09/11/2021

Decidi livrar-me de minha companheira de muitos anos

Um dia meu pai estava no elevador e nele havia um casal. No quadro de avisos dizia que o "Cata Cacareco" da prefeitura iria passar naquele dia para pegar tudo que fosse material que não era mais usado, e o homem, vendo quem meu pai estava lendo o aviso, disse: "Estou levando minha esposa lá embaixo para o caminhão levar embora". Meu pai quase testemunhou um maridocídio naquele elevador.


Meu pai ri cada vez que se lembra da história, mas agora sou eu que irei me livrar de um cacareco: Minha poltrona de estimação. Se você sempre quis saber o que eu faço o dia inteiro e tinha vergonha de perguntar, a resposta é: "Fico sentado em minha poltrona querida, a gorducha esposa que me suporta há anos.". Já éramos como um casal, até meu cotovelo gastar seu braço de tanto ficarmos de braços dados e abrir um rombo fazendo saltar para fora um de seus tendões: a mola. 

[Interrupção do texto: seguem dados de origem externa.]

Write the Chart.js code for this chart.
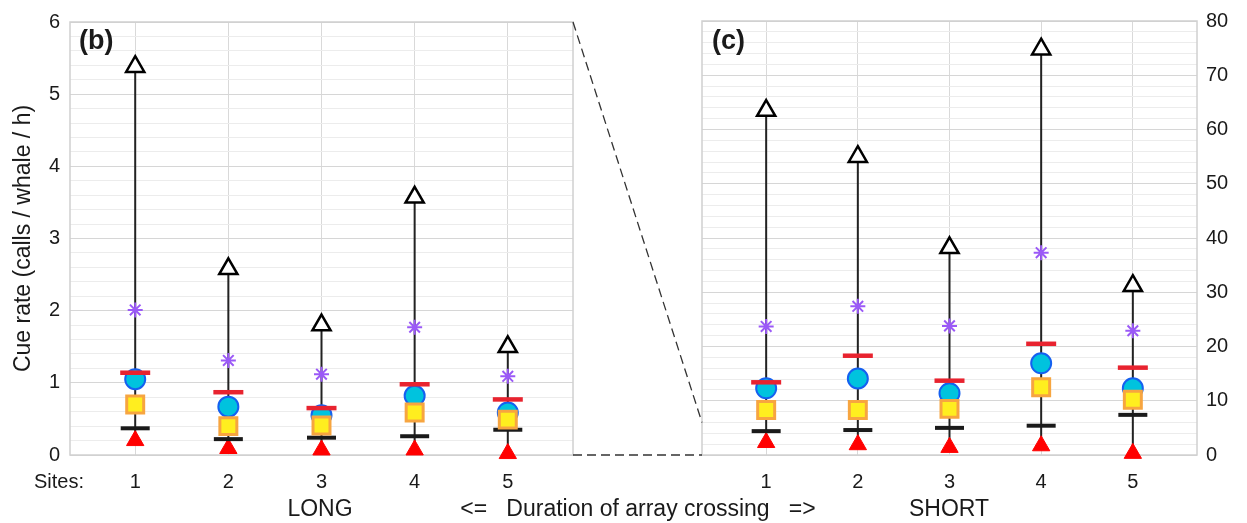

Meu pai herdou duas poltronas imensas, de molas, que foram de minha avó, e antes, de minha bisavó, o que faz delas centenárias (não minha avó e bisavó, mas as poltronas). Já foram revestidas, reformadas, molhadas e enxugadas (adivinhe de quê) trocentas vezes, mas desta vez minha gorducha pediu divórcio. Não suporta mais meu peso em cima dela. Meu cotovelo acabou criando uma fratura exposta em minha companheira de tantos anos. 

É que antes da invenção dos plásticos e borrachas sintéticas as poltronas eram feitas de madeira e mola, e enchidas de palha. Essa já teve seus órgãos internos substituídos por espuma mais de uma vez, e quem cheirasse bem de perto iria achar que ela ainda tinha bexiga, pois as fraldas não são cem por cento perfeitas. Consumado o divórcio, não pense que vou ficar sem companheira. Já conquistei a gorducha estepe, irmã gêmea de minha poltrona, porém menos usada. 

O problema é que ela é coberta com um tecido brocado, resistente porém abrasivo, então meu delicado cotovelo não vai gostar nada de ficar raspando ali o tempo todo. Lembre-se de que sou autista, então meu corpo fica o tempo todo num vai-e-volta, o que é até bom porque não preciso pagar academia para perder a barriga. Mas o braço raspando são outros quinhentos. Por isso meu pai colocou um tecido de proteção nos braços de minha amada, assim ela não vai conseguir me beliscar. 

Quanto à minha outra companheira, vou fazer o que aquele homem no elevador disse que queria fazer com sua esposa. Mas é melhor eu não falar em voz alta porque ela é maior que eu e muito pesada. Sua estrutura óssea deve ter sido construída com madeira que foi da caravela de Cabral, de tão antiga e pesada. Será que se eu anunciar assim consigo pegar um bom dinheiro nela? "Vendo poltrona feita com madeira das caravelas".